* **What you are asked to do**: Pictures excluded, return the lines below from the first through the line holding "12.25, 1.45, 2.34, 12.94]".
━━━━━━━━━━━━━━━━
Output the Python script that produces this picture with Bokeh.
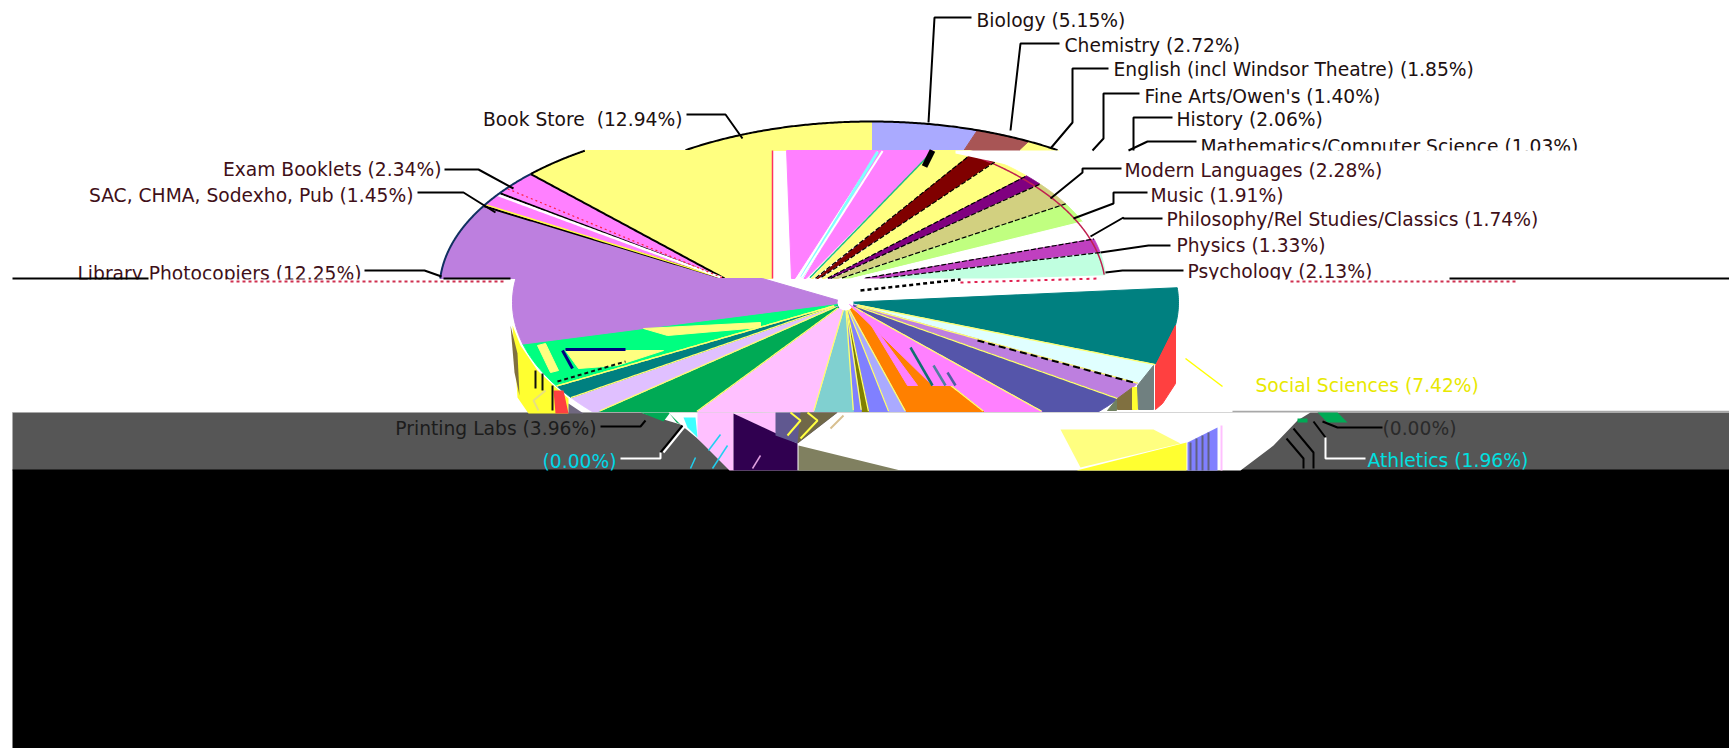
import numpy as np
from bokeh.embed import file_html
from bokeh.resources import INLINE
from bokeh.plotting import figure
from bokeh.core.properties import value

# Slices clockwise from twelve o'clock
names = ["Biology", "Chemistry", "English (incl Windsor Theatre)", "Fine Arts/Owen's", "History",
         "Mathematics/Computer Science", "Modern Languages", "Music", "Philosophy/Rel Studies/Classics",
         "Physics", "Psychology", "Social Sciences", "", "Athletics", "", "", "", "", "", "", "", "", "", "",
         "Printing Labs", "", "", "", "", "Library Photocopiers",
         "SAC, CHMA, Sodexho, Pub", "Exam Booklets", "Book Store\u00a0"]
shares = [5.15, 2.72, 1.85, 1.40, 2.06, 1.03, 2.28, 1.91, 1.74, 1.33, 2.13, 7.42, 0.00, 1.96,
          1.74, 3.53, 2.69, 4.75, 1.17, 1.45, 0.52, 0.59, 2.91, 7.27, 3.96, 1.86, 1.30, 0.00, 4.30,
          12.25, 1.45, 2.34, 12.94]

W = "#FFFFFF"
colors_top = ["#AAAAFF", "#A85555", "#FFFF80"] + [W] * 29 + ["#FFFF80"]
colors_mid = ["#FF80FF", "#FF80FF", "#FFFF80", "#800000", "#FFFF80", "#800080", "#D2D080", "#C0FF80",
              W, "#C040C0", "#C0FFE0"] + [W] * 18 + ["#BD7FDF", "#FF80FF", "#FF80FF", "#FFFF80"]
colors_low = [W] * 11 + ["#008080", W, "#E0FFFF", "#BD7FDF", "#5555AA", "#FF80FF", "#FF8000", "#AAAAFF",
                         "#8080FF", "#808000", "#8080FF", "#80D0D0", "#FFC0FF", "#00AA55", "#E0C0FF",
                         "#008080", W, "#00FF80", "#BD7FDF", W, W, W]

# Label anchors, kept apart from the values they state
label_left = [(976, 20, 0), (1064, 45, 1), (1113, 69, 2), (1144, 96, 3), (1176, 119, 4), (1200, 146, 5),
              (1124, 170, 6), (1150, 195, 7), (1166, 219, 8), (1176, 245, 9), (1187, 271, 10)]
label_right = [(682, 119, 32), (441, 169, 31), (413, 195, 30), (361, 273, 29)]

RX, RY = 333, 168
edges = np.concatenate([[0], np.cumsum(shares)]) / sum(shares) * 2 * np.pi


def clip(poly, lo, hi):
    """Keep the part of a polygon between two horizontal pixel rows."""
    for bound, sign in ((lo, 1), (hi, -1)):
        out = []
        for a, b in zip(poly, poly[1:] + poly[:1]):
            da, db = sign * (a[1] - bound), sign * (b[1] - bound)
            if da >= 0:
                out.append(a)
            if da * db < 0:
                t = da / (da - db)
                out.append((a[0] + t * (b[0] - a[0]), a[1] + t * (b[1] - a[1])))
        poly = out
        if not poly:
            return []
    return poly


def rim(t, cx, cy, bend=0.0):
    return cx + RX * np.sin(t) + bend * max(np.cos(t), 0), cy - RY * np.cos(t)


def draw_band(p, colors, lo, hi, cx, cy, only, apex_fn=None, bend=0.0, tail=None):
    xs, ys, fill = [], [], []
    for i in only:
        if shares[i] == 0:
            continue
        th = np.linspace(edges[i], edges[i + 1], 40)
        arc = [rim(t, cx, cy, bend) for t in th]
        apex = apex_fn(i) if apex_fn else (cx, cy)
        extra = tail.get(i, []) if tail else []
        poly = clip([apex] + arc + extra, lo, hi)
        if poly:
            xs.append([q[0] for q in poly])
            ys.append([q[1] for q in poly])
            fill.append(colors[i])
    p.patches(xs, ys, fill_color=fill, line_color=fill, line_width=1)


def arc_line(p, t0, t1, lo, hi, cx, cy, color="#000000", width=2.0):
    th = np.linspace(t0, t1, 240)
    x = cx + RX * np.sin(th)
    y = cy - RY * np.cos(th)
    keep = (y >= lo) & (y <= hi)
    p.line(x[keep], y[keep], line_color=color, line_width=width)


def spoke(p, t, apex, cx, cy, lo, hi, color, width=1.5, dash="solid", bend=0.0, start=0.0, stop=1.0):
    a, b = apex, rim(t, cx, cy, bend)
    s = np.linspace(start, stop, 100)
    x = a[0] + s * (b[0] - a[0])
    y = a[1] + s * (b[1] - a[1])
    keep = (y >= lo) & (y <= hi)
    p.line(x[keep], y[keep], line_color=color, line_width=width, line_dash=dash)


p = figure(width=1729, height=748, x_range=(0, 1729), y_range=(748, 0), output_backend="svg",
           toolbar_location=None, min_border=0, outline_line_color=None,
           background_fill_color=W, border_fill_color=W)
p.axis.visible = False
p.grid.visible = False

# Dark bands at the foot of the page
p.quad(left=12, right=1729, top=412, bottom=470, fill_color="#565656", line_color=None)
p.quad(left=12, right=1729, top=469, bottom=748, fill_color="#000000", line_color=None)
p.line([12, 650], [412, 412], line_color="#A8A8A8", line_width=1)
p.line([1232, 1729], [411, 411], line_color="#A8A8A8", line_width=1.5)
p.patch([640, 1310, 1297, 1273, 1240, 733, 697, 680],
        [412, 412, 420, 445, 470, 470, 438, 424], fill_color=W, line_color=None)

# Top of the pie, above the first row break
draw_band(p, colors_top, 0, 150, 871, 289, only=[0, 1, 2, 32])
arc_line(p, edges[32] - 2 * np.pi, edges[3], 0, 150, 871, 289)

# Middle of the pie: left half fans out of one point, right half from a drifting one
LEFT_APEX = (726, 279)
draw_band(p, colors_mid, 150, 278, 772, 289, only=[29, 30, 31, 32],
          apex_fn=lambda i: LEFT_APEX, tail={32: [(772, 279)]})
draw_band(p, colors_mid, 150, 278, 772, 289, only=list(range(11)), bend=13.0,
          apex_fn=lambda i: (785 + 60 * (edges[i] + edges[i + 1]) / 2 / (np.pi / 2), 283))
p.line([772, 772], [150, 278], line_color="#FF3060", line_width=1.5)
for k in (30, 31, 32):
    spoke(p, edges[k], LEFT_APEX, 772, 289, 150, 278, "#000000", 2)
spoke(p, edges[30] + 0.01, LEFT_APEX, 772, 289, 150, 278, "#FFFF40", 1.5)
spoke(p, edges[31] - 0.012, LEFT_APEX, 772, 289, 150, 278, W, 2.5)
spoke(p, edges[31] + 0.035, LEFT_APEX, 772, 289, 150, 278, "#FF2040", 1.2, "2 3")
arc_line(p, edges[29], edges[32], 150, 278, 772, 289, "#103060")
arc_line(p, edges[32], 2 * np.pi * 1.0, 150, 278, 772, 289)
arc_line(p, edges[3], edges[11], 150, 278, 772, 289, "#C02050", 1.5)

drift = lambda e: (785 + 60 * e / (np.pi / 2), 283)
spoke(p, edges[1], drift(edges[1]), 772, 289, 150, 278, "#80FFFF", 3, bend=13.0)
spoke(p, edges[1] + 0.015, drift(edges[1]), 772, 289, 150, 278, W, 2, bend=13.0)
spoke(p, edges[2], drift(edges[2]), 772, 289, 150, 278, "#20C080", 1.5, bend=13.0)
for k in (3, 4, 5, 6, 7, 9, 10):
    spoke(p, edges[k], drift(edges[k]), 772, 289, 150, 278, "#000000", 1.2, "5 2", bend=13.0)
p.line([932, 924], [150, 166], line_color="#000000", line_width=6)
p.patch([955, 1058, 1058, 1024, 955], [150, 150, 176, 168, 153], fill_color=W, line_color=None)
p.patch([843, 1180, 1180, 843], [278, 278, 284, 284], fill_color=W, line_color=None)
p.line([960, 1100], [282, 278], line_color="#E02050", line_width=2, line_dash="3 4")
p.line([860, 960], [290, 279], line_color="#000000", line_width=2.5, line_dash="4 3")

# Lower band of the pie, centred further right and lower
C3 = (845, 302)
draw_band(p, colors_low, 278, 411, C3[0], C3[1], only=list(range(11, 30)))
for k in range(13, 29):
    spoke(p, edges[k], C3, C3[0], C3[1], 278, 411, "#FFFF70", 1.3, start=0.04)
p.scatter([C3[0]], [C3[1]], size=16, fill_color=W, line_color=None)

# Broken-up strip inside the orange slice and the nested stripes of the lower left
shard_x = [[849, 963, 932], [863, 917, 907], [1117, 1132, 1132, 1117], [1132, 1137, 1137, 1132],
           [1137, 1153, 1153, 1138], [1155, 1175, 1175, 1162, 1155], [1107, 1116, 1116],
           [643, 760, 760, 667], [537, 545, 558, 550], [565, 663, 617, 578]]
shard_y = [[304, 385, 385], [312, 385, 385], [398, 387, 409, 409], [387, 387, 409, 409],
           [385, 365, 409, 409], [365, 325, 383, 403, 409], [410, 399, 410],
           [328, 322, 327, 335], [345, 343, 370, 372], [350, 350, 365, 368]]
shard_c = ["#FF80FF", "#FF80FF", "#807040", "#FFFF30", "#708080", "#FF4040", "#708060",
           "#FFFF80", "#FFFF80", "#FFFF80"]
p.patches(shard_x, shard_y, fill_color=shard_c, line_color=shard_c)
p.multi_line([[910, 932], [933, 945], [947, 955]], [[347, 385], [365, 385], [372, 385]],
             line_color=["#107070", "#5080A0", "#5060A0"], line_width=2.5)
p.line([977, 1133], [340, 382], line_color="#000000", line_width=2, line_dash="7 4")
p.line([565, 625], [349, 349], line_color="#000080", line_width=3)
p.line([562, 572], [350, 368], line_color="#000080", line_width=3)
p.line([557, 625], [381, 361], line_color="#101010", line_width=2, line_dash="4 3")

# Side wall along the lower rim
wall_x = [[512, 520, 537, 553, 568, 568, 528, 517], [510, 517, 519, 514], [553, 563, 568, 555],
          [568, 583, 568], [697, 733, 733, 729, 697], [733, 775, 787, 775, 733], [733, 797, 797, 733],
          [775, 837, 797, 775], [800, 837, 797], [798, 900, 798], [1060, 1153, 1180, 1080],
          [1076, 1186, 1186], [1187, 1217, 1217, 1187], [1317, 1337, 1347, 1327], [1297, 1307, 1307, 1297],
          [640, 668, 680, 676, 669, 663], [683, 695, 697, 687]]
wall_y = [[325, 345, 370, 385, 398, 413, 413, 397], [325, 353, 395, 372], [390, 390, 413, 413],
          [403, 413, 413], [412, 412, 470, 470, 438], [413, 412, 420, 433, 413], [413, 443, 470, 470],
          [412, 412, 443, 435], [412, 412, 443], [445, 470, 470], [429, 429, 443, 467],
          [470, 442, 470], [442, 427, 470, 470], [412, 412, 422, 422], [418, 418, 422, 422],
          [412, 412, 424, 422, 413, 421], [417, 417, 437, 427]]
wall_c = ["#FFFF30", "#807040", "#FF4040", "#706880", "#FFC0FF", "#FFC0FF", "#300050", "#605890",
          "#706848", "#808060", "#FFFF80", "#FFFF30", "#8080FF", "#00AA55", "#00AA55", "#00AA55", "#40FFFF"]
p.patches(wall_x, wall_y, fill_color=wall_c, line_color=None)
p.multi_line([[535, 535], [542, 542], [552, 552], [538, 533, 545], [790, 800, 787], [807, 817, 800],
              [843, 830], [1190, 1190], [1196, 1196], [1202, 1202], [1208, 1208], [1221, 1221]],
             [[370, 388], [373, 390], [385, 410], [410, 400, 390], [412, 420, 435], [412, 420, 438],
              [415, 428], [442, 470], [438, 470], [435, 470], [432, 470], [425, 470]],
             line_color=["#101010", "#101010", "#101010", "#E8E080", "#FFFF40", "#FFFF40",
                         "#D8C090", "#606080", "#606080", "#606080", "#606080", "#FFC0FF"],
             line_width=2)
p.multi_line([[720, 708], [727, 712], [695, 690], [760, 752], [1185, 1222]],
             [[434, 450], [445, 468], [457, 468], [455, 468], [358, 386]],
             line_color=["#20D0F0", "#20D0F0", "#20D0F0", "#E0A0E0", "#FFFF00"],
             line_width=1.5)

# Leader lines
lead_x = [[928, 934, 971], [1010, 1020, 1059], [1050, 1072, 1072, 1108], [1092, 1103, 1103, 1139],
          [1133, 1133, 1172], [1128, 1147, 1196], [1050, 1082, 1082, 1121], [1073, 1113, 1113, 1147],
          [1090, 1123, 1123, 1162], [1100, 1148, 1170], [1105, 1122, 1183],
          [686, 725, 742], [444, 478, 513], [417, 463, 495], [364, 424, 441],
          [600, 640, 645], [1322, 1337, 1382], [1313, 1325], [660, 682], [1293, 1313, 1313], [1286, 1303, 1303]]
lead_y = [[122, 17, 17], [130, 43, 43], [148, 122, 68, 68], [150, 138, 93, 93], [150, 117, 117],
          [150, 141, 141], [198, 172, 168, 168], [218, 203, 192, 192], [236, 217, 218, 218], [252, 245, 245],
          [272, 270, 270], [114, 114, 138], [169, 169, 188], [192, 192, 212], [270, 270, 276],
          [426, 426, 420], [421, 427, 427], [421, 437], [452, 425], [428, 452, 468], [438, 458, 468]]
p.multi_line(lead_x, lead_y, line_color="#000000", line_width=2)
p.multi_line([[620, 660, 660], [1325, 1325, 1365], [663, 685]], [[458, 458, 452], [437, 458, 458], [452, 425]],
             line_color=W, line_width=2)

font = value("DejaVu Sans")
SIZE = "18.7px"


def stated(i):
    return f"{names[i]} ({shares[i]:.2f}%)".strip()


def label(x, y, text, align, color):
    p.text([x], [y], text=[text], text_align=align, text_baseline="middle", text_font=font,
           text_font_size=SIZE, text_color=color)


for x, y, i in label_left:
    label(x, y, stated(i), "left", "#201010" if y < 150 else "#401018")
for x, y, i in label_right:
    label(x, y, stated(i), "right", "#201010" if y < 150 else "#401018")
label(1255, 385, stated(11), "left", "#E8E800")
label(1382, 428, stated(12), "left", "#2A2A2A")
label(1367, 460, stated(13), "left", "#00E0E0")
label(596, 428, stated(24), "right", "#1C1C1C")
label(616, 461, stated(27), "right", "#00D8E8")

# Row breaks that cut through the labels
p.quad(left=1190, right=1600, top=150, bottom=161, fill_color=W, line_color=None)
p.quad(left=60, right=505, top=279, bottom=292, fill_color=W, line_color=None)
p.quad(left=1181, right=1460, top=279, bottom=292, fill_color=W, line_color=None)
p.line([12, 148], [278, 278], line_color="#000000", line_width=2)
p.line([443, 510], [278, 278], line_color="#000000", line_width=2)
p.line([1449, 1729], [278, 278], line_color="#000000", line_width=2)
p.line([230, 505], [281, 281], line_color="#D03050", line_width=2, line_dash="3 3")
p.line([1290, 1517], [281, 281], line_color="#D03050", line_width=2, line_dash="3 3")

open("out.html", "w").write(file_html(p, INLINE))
━━━━━━━━━━━━━━━━
* **Solution for this problem**:
Output the Python script that produces this picture with Bokeh.
import numpy as np
from bokeh.embed import file_html
from bokeh.resources import INLINE
from bokeh.plotting import figure
from bokeh.core.properties import value

# Slices clockwise from twelve o'clock
names = ["Biology", "Chemistry", "English (incl Windsor Theatre)", "Fine Arts/Owen's", "History",
         "Mathematics/Computer Science", "Modern Languages", "Music", "Philosophy/Rel Studies/Classics",
         "Physics", "Psychology", "Social Sciences", "", "Athletics", "", "", "", "", "", "", "", "", "", "",
         "Printing Labs", "", "", "", "", "Library Photocopiers",
         "SAC, CHMA, Sodexho, Pub", "Exam Booklets", "Book Store\u00a0"]
shares = [5.15, 2.72, 1.85, 1.40, 2.06, 1.03, 2.28, 1.91, 1.74, 1.33, 2.13, 7.42, 0.00, 1.96,
          1.74, 3.53, 2.69, 4.75, 1.17, 1.45, 0.52, 0.59, 2.91, 7.27, 3.96, 1.86, 1.30, 0.00, 4.30,
          12.25, 1.45, 2.34, 12.94]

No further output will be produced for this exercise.